Does that mean that taxes for RBHS will increase more than twice as much as taxes for District 96 next year?

No, and welcome to the arcane world of the Cook County property tax system.

All Cook County local governments are subject to state tax cap laws, technically called the Property Tax Extension Limitation Law (PTELL), which limits how much local taxing authorities can increase property taxes without a referendum. 

The law limits the annual increase of property taxes to the rate of inflation, measured by the increase in the consumer price index (CPI), or 5 percent, whichever is less, plus the value of any new property assessments which come onto the tax rolls in any given year.

So even though RBHS is asking for a 4.95-percent levy increase while District 96 is asking for just a 1.48-percent increase, the end result will be about the same — likely less than 1.48 percent for all local school districts. The CPI increase used for next year’s tax bills is only .08 percent, which means taxpayers should only see small increases for local schools.

Once the value of the new property is added to the tax rolls next summer, the Cook County Clerk’s office will establish the property tax rate, which will allow the taxing authorities to collect the maximum amount that is allowed by law.

The difference in the amount requested by RBHS and District 96 is merely represents a different way to get to the same end result.

Many school districts follow the RBHS approach of asking for just under 5 percent, the amount that necessitates a public hearing, knowing that in the end they will receive far less than 5 percent. 

“That is more than what we would need to capture any new property,” District 208 Interim Chief Financial Officer Tim McGinnis told the District 208 school board in November. “But the county will reduce it if it is not justified. The county brings it down to .08 percent plus the value of new property.”

Since school boards have to pass their levies in December, but the final figures for the value of new property is not known until the following summer, many districts like to leave as big a cushion as possible, just to be sure that they have levied enough to be able to fully tax all the newly developed property that comes on to the tax rolls. They would rather be safe than sorry.

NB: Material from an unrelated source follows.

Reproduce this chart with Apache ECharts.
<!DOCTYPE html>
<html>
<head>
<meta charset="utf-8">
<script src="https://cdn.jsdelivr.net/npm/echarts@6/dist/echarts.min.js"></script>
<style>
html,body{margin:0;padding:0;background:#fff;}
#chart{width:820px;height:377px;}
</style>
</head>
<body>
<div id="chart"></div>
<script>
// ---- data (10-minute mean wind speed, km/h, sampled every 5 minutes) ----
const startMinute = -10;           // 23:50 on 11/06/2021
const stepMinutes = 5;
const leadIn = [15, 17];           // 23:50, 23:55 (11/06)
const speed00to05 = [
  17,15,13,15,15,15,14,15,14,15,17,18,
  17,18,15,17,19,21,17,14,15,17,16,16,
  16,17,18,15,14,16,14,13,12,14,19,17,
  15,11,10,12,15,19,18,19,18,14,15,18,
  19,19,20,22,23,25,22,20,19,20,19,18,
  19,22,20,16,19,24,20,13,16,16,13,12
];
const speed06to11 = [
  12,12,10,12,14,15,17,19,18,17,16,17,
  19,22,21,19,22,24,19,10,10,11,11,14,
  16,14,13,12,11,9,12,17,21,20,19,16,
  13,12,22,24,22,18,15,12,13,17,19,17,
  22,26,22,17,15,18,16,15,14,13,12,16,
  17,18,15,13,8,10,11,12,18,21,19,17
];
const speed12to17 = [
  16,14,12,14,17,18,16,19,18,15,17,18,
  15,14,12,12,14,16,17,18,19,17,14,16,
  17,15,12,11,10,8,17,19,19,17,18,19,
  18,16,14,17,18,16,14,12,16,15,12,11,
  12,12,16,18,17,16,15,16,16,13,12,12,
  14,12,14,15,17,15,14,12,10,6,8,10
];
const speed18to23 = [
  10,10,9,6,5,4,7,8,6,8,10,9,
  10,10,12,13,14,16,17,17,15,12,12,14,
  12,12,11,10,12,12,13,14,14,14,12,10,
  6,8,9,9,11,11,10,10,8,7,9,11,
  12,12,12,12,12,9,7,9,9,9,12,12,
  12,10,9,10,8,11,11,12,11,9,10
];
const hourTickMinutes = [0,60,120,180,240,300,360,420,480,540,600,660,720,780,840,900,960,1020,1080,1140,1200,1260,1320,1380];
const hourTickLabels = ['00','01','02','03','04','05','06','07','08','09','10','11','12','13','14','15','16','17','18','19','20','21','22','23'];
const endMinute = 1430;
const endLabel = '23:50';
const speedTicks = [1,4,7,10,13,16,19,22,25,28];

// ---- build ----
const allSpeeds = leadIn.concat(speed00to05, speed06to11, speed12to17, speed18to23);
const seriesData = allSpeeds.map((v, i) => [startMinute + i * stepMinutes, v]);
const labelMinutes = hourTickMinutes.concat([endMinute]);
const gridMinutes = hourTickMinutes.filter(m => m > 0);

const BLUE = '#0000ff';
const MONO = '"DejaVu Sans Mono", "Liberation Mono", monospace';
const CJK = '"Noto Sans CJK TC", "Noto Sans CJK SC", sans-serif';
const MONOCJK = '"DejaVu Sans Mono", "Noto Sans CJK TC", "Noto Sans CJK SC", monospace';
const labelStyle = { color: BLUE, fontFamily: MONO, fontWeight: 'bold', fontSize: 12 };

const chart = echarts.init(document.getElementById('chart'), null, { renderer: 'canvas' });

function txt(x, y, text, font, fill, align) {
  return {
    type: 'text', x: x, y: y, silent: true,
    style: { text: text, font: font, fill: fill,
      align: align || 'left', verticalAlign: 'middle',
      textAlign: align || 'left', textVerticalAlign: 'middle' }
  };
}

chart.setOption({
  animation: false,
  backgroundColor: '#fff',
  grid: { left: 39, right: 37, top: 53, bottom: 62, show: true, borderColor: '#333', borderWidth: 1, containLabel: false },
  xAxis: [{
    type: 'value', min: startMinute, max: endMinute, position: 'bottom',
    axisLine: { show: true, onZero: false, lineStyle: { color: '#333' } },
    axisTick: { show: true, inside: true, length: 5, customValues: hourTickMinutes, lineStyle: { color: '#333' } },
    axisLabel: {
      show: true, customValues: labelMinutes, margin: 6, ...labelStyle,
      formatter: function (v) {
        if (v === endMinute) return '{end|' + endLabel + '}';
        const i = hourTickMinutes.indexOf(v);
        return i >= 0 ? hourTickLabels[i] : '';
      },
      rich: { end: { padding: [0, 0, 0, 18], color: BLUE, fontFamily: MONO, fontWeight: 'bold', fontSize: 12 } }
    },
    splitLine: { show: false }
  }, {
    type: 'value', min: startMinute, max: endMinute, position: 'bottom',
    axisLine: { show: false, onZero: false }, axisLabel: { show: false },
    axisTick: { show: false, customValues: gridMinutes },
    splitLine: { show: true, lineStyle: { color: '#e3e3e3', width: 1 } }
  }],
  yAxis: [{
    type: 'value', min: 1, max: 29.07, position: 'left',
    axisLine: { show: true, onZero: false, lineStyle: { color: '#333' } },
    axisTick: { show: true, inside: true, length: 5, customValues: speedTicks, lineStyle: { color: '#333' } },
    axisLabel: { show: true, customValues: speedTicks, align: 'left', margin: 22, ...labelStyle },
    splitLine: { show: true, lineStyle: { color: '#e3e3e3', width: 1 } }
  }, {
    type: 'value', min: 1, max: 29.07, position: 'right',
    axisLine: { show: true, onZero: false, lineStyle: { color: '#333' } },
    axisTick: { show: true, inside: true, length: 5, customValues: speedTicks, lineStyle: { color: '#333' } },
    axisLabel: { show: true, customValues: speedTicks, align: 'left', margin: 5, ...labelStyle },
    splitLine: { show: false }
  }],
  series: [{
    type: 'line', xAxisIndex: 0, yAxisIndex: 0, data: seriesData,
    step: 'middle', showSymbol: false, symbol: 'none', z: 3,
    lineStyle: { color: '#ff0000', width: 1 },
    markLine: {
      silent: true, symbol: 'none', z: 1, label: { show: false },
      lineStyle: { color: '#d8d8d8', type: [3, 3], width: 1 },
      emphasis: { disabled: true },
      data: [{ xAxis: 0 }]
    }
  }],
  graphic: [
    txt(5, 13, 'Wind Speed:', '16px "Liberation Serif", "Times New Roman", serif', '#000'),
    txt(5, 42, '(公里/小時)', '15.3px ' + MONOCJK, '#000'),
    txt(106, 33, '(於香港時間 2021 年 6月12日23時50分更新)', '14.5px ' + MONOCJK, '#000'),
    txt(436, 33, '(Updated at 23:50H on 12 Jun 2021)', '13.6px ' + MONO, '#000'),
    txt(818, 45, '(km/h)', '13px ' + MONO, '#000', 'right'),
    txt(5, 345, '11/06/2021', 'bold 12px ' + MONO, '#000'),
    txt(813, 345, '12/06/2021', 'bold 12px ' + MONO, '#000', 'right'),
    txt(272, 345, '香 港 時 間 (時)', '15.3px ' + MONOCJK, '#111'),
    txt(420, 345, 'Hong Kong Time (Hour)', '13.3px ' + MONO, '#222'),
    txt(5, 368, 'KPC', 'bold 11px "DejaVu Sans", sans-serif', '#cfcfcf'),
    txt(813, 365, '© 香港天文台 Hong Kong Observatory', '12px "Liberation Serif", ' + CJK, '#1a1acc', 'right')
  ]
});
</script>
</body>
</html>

That’s why on Dec. 10 Brookfield-LaGrange Park Elementary School District 95 Board of Education will approve a 4.9-percent increase it its property tax levy.

“That margin allows us to capture any new growth that would come in,” said District 95 Superintendent Mark Kuzniewski. “And that’s the hard part about the levy. You don’t know what the new growth is, so you have to speculate and you don’t want to leave any new growth uncollected.”

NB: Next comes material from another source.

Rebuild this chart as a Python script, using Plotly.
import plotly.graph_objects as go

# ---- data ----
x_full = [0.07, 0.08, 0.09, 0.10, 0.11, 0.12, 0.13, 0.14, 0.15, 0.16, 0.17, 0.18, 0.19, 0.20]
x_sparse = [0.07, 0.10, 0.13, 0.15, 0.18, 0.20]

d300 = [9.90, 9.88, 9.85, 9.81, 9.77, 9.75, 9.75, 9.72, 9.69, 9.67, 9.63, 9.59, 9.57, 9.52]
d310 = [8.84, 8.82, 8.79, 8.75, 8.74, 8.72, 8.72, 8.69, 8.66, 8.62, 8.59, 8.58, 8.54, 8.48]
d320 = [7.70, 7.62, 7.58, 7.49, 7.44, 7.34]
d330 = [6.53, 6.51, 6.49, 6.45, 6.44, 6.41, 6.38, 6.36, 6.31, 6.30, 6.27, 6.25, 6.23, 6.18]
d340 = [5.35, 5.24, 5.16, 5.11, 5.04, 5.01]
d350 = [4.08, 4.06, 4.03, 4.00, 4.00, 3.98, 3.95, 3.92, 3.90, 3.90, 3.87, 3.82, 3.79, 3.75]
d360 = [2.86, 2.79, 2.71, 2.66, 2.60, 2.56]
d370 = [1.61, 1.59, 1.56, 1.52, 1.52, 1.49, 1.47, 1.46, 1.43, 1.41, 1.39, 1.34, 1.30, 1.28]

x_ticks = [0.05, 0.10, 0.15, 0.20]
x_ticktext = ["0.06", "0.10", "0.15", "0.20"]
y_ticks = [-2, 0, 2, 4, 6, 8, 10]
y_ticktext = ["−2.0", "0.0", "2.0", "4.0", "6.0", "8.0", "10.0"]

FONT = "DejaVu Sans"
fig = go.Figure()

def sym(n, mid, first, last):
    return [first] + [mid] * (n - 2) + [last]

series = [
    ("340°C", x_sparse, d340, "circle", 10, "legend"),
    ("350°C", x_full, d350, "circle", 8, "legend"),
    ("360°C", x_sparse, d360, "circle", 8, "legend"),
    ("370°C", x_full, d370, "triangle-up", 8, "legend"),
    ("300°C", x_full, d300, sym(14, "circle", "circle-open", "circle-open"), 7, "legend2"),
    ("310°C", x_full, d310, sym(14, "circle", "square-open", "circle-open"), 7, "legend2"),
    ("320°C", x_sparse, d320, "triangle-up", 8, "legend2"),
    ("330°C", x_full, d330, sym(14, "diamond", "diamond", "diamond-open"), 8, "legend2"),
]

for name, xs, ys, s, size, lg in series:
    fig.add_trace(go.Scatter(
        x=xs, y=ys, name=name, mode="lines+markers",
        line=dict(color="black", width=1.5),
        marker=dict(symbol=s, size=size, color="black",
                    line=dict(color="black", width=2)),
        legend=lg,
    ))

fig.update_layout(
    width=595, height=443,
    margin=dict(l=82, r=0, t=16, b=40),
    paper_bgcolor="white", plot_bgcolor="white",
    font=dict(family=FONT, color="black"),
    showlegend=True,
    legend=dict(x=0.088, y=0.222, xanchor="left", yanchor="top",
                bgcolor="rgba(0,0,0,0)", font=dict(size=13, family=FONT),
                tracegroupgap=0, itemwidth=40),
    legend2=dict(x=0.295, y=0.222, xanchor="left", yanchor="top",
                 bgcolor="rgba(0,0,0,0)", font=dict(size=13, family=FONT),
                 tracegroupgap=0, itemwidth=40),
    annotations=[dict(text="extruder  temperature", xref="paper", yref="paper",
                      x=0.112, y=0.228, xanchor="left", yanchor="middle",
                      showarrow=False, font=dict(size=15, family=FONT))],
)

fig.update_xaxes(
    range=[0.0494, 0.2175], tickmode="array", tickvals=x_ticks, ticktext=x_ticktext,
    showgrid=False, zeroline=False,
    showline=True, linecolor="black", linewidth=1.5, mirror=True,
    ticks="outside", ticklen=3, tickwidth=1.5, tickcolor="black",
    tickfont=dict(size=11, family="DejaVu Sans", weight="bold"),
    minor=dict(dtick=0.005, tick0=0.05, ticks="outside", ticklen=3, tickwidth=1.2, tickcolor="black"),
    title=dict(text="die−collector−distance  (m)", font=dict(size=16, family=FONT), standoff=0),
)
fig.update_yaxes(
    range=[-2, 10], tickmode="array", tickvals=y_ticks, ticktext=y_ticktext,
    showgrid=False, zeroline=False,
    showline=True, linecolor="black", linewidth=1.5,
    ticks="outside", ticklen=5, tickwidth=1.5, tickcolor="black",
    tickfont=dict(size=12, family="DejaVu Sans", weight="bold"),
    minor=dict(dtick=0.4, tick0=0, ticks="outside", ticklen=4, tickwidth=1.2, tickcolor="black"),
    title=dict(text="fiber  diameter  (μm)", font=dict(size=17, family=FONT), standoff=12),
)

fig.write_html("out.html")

But David Sellers, the interim director of finance and operations at District 96, has a different approach. 

Sellers keeps close tabs on the new property coming on to the tax rolls and then comes up with an increase that he is confident that will capture all the new property and still leaves some safety room. That’s how he came up with his recommended increase of 1.48 percent this year. 

Sellers’ calculations project that $3 million worth of new property will come on to the tax rolls in District 96, although up until now only $1.8 million is known about. He is confident that a 1.48 percent levy increase is enough to capture all the revenue that the district is entitled to collect. 

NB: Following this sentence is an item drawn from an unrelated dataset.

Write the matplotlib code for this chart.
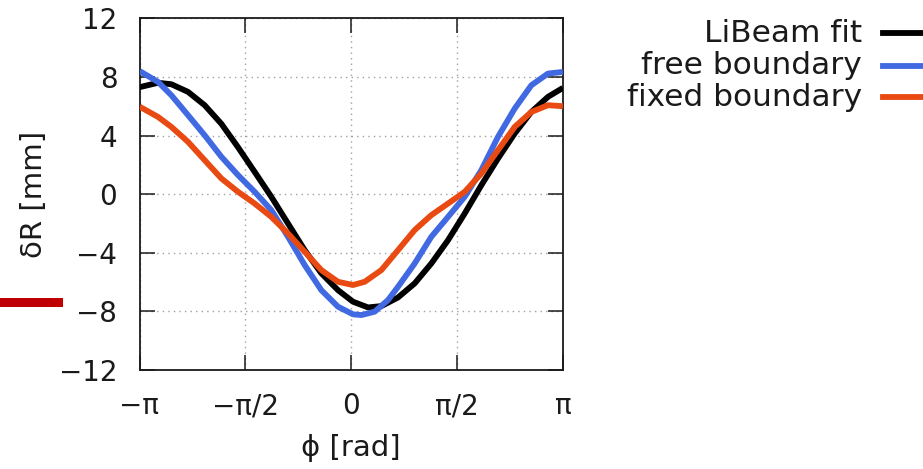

Sellers believes just defaulting to 4.9 percent, as many districts do, sends the wrong message to taxpayers.

“This is an attempt at much greater precision than many school districts,” Sellers told the District 96 school board at their last meeting. “And I don’t think you are going to shock anybody when you say here is inflation and our request is 1.48 percent.”

Lyons Township High School District 204, where Sellers worked before retiring and coming to District 96 last year, will ask for a 2.26-percent increase it its levy.

The minuscule increase in the CPI this year will make it challenging for school districts to pay for contractually mandated salary costs and for other expenses that might be increasing at a greater rate than inflation.

According to Kuzniewski, his school district will realize about $75,000 in additional taxes from the CPI increase and only about another $7,000 in additional tax revenue to from new development.